TASK OBJECTIVE:
Write out the listing below exactly, and omit any images you find in it.

'''

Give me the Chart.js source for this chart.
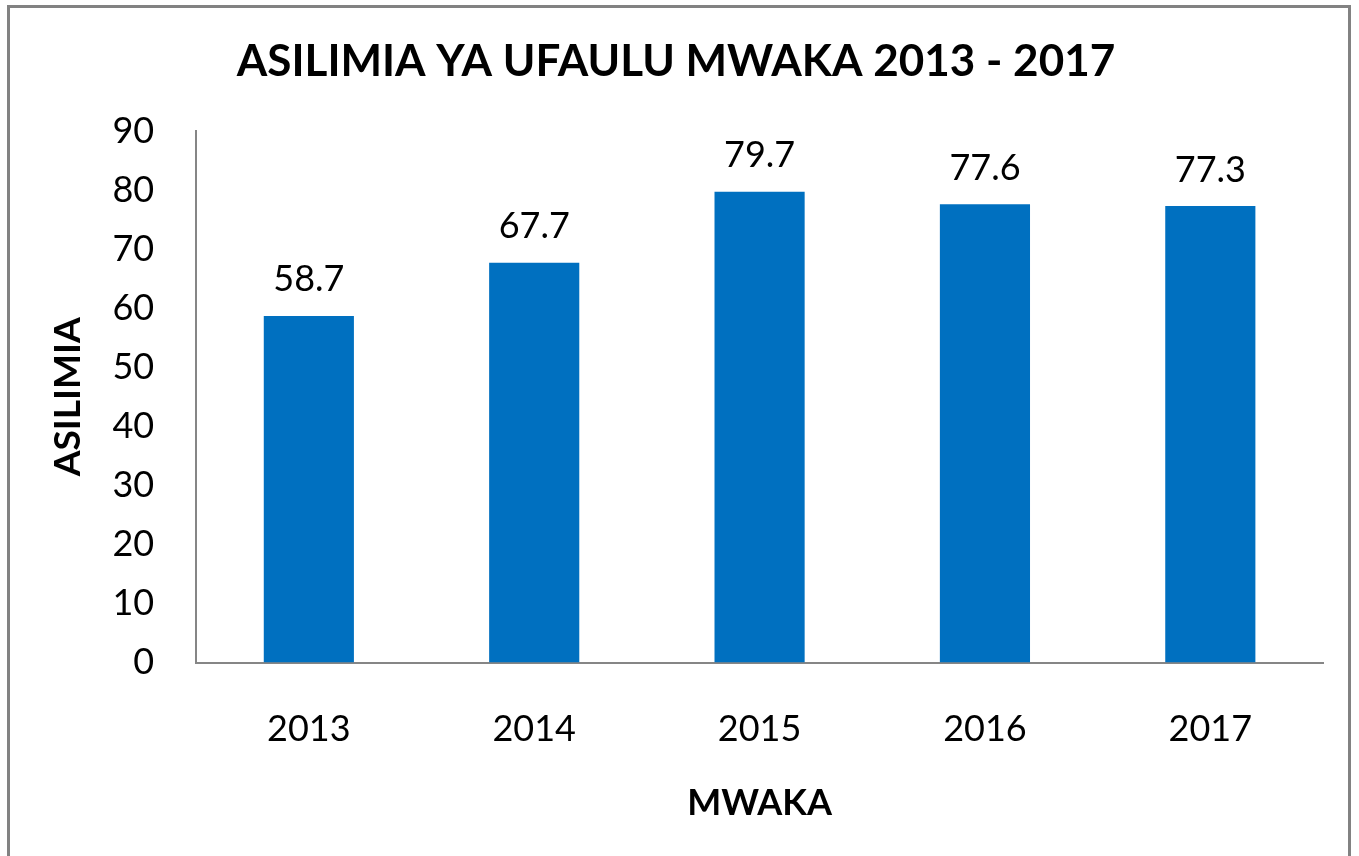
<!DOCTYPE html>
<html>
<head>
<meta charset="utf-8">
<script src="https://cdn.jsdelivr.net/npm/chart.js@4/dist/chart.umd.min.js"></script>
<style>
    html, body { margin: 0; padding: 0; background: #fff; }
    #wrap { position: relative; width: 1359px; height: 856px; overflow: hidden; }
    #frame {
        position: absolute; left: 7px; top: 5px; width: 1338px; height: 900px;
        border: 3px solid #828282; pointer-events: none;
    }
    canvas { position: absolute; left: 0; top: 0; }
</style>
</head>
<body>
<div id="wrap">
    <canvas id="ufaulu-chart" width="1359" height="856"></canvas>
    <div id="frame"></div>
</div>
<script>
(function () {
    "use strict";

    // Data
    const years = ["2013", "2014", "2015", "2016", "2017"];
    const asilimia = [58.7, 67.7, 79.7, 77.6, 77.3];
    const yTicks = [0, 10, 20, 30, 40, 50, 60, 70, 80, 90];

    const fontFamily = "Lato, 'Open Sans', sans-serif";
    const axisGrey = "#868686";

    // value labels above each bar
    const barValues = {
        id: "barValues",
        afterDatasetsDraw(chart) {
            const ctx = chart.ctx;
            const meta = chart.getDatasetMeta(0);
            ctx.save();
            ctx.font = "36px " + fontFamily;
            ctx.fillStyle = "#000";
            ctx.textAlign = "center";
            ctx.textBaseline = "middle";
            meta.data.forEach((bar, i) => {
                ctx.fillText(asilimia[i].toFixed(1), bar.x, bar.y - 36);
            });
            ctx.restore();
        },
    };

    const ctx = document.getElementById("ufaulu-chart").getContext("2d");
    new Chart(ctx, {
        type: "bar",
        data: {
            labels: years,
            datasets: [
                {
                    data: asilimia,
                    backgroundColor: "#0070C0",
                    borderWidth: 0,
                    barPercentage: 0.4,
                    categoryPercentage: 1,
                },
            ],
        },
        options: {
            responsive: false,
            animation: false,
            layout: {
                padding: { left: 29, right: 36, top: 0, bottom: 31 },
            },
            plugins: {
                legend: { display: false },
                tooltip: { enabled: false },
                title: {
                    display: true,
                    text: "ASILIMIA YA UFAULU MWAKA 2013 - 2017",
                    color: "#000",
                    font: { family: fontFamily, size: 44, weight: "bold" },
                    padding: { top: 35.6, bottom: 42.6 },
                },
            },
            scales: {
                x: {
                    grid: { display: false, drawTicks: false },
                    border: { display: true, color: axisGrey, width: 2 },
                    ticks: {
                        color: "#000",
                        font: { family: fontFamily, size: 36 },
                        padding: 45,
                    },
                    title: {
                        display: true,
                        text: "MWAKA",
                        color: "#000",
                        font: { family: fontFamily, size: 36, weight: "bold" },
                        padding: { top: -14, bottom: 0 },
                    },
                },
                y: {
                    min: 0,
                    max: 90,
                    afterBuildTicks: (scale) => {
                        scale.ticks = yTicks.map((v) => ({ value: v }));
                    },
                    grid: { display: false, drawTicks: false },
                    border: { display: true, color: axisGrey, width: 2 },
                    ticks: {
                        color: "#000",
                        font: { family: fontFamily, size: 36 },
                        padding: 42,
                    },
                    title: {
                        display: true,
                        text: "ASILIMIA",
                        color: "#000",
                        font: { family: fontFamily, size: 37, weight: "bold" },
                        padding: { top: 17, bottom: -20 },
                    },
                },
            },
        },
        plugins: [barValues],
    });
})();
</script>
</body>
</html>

'''

CORRECT RESULT:
Give me the Chart.js source for this chart.
<!DOCTYPE html>
<html>
<head>
<meta charset="utf-8">
<script src="https://cdn.jsdelivr.net/npm/chart.js@4/dist/chart.umd.min.js"></script>
<style>
    html, body { margin: 0; padding: 0; background: #fff; }
    #wrap { position: relative; width: 1359px; height: 856px; overflow: hidden; }
    #frame {
        position: absolute; left: 7px; top: 5px; width: 1338px; height: 900px;
        border: 3px solid #828282; pointer-events: none;
    }
    canvas { position: absolute; left: 0; top: 0; }
</style>
</head>
<body>
<div id="wrap">
    <canvas id="ufaulu-chart" width="1359" height="856"></canvas>
    <div id="frame"></div>
</div>
<script>
(function () {
    "use strict";

    // Data
    const years = ["2013", "2014", "2015", "2016", "2017"];
    const asilimia = [58.7, 67.7, 79.7, 77.6, 77.3];
    const yTicks = [0, 10, 20, 30, 40, 50, 60, 70, 80, 90];

    const fontFamily = "Lato, 'Open Sans', sans-serif";
    const axisGrey = "#868686";

    // value labels above each bar
    const barValues = {
        id: "barValues",
        afterDatasetsDraw(chart) {
            const ctx = chart.ctx;
            const meta = chart.getDatasetMeta(0);
            ctx.save();
            ctx.font = "36px " + fontFamily;
            ctx.fillStyle = "#000";
            ctx.textAlign = "center";
            ctx.textBaseline = "middle";
            meta.data.forEach((bar, i) => {
                ctx.fillText(asilimia[i].toFixed(1), bar.x, bar.y - 36);
            });
            ctx.restore();
        },
    };

    const ctx = document.getElementById("ufaulu-chart").getContext("2d");
    new Chart(ctx, {
        type: "bar",
        data: {
            labels: years,
            datasets: [
                {
                    data: asilimia,
                    backgroundColor: "#0070C0",
                    borderWidth: 0,
                    barPercentage: 0.4,
                    categoryPercentage: 1,
                },
            ],
        },
        options: {
            responsive: false,
            animation: false,
            layout: {
                padding: { left: 29, right: 36, top: 0, bottom: 31 },
            },
            plugins: {
                legend: { display: false },
                tooltip: { enabled: false },
                title: {
                    display: true,
                    text: "ASILIMIA YA UFAULU MWAKA 2013 - 2017",
                    color: "#000",
                    font: { family: fontFamily, size: 44, weight: "bold" },
                    padding: { top: 35.6, bottom: 42.6 },
                },
            },
            scales: {
                x: {
                    grid: { display: false, drawTicks: false },
                    border: { display: true, color: axisGrey, width: 2 },
                    ticks: {
                        color: "#000",
                        font: { family: fontFamily, size: 36 },
                        padding: 45,
                    },
                    title: {
                        display: true,
                        text: "MWAKA",
                        color: "#000",
                        font: { family: fontFamily, size: 36, weight: "bold" },
                        padding: { top: -14, bottom: 0 },
                    },
                },
                y: {
                    min: 0,
                    max: 90,
                    afterBuildTicks: (scale) => {
                        scale.ticks = yTicks.map((v) => ({ value: v }));
                    },
                    grid: { display: false, drawTicks: false },
                    border: { display: true, color: axisGrey, width: 2 },
                    ticks: {
                        color: "#000",
                        font: { family: fontFamily, size: 36 },
                        padding: 42,
                    },
                    title: {
                        display: true,
                        text: "ASILIMIA",
                        color: "#000",
                        font: { family: fontFamily, size: 37, weight: "bold" },
                        padding: { top: 17, bottom: -20 },
                    },
                },
            },
        },
        plugins: [barValues],
    });
})();
</script>
</body>
</html>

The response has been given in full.